(Source excerpt):
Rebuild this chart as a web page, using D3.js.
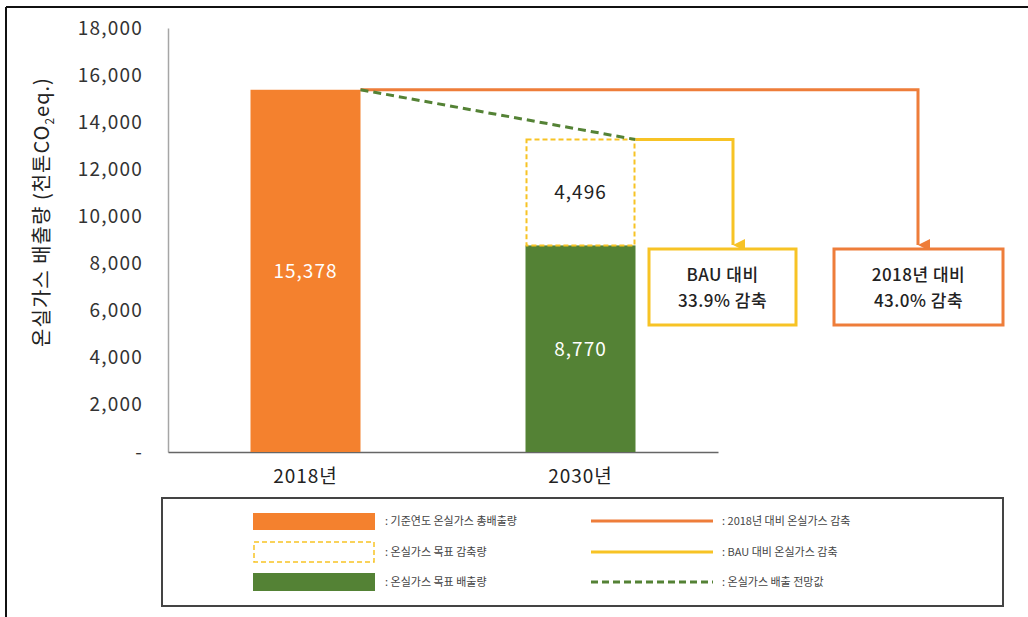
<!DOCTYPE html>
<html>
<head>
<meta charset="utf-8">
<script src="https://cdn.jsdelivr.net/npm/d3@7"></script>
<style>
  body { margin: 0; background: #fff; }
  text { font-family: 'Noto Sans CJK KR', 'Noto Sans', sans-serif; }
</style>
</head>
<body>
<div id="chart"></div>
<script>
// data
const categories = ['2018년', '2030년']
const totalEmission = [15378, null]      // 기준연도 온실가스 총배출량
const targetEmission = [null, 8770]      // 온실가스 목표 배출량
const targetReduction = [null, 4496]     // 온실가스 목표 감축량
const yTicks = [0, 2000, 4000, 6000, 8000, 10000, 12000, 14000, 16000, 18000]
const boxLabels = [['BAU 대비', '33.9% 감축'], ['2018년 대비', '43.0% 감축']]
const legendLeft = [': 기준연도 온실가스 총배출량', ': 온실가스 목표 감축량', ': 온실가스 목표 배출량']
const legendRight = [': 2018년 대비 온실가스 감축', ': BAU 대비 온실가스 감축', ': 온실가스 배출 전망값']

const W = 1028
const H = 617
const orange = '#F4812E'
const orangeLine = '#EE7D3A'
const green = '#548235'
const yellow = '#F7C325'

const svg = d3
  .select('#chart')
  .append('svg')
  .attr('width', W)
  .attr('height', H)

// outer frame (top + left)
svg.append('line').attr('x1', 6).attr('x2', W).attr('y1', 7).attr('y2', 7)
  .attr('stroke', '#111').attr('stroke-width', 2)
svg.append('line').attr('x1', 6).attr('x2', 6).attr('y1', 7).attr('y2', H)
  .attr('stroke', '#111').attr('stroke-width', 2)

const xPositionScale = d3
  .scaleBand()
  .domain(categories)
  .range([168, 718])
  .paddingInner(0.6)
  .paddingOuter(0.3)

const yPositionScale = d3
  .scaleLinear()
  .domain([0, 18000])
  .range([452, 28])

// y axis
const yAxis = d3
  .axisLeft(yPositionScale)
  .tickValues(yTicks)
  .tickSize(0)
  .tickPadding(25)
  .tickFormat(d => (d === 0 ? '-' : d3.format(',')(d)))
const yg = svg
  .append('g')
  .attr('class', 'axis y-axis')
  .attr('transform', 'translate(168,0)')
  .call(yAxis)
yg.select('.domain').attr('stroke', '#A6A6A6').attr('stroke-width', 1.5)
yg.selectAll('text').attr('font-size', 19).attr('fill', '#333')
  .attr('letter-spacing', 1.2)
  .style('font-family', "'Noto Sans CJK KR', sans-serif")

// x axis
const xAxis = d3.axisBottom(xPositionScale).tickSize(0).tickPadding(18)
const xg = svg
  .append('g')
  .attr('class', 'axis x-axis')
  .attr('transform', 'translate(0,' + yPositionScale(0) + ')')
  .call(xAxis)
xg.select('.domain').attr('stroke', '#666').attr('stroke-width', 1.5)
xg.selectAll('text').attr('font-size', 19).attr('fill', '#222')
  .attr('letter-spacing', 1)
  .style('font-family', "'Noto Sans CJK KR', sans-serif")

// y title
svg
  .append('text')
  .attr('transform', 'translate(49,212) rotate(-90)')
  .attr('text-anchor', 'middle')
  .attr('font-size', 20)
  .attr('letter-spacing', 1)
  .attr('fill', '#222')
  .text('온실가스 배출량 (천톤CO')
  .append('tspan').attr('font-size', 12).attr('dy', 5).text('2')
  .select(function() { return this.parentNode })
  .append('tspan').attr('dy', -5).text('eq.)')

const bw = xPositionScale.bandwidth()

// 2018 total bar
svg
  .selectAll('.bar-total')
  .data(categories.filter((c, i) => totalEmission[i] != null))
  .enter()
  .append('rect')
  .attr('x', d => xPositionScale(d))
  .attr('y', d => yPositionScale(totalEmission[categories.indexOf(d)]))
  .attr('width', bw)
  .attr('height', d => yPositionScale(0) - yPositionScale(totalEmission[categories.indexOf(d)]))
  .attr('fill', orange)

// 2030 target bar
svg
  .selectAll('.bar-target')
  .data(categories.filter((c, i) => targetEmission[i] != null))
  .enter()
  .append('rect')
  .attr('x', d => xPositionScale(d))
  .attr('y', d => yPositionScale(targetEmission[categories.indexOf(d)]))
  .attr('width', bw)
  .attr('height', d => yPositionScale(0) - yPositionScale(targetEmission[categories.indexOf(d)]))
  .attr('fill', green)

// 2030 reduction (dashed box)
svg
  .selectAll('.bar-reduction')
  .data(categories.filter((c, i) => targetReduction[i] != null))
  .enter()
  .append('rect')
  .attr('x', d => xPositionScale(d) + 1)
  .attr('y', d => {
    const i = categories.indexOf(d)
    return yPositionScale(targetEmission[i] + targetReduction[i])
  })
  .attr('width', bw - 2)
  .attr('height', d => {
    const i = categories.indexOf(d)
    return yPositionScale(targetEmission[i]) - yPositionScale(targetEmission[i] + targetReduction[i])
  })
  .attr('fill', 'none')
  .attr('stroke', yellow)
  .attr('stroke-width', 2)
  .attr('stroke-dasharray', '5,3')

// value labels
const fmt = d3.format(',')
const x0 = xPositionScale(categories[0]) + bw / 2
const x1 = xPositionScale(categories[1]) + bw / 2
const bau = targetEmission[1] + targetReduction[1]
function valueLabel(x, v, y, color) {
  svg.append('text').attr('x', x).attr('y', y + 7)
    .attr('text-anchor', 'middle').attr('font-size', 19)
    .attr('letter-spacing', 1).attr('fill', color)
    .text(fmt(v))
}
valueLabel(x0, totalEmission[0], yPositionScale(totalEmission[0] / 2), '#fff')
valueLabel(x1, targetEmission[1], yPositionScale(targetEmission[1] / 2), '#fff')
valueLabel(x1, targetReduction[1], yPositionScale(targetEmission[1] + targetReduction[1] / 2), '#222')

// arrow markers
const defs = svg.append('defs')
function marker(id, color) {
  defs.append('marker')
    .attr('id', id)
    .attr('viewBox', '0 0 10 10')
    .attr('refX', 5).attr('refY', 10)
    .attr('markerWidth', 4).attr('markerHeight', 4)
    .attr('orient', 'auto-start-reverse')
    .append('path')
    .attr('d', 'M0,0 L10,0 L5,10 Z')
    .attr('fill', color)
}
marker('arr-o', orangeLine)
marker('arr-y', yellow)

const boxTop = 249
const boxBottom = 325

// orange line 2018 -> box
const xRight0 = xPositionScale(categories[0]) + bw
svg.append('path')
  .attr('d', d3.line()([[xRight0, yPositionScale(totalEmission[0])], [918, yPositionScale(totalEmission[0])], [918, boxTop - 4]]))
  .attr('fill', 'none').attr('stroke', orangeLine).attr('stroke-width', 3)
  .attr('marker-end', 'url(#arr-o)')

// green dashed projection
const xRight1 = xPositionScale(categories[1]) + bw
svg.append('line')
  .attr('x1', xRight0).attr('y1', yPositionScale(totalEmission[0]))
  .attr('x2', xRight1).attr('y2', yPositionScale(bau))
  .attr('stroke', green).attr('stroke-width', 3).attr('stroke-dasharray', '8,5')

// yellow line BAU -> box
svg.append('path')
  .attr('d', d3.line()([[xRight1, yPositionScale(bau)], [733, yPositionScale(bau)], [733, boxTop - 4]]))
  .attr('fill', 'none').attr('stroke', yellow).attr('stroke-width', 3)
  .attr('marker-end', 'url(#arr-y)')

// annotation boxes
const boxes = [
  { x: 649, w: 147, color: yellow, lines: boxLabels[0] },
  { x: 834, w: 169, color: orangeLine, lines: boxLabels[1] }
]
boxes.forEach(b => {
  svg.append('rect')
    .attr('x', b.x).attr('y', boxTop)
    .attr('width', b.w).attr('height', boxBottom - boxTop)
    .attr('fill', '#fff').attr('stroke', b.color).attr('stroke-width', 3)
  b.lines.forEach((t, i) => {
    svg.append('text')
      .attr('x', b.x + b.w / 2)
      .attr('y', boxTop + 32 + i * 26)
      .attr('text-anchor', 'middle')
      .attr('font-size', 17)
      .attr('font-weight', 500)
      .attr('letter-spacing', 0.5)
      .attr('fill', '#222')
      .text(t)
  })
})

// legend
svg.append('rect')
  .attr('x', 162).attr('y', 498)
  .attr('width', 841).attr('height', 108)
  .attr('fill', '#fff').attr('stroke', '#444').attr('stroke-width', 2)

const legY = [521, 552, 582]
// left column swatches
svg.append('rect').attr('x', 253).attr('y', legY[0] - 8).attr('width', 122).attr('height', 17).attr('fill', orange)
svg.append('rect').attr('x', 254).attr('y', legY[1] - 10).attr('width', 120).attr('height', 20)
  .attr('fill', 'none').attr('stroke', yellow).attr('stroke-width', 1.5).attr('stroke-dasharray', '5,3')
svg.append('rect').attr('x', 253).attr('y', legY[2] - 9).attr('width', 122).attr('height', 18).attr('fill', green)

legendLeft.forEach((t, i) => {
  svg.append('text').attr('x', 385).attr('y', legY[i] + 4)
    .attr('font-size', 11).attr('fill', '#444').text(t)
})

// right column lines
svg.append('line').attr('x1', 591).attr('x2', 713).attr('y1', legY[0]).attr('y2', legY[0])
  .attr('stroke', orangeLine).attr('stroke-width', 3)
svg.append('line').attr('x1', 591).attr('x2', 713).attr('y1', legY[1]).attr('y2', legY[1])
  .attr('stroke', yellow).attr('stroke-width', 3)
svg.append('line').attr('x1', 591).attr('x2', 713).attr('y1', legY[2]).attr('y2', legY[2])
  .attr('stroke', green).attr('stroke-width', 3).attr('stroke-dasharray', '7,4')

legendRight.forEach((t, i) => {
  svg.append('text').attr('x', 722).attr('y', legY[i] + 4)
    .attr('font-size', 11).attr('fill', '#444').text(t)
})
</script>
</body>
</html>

(Work to be completed):
From the listing above, pick out each line where the word "this" appears.

(Complete answer):
Rebuild this chart as a web page, using D3.js.
  .select(function() { return this.parentNode })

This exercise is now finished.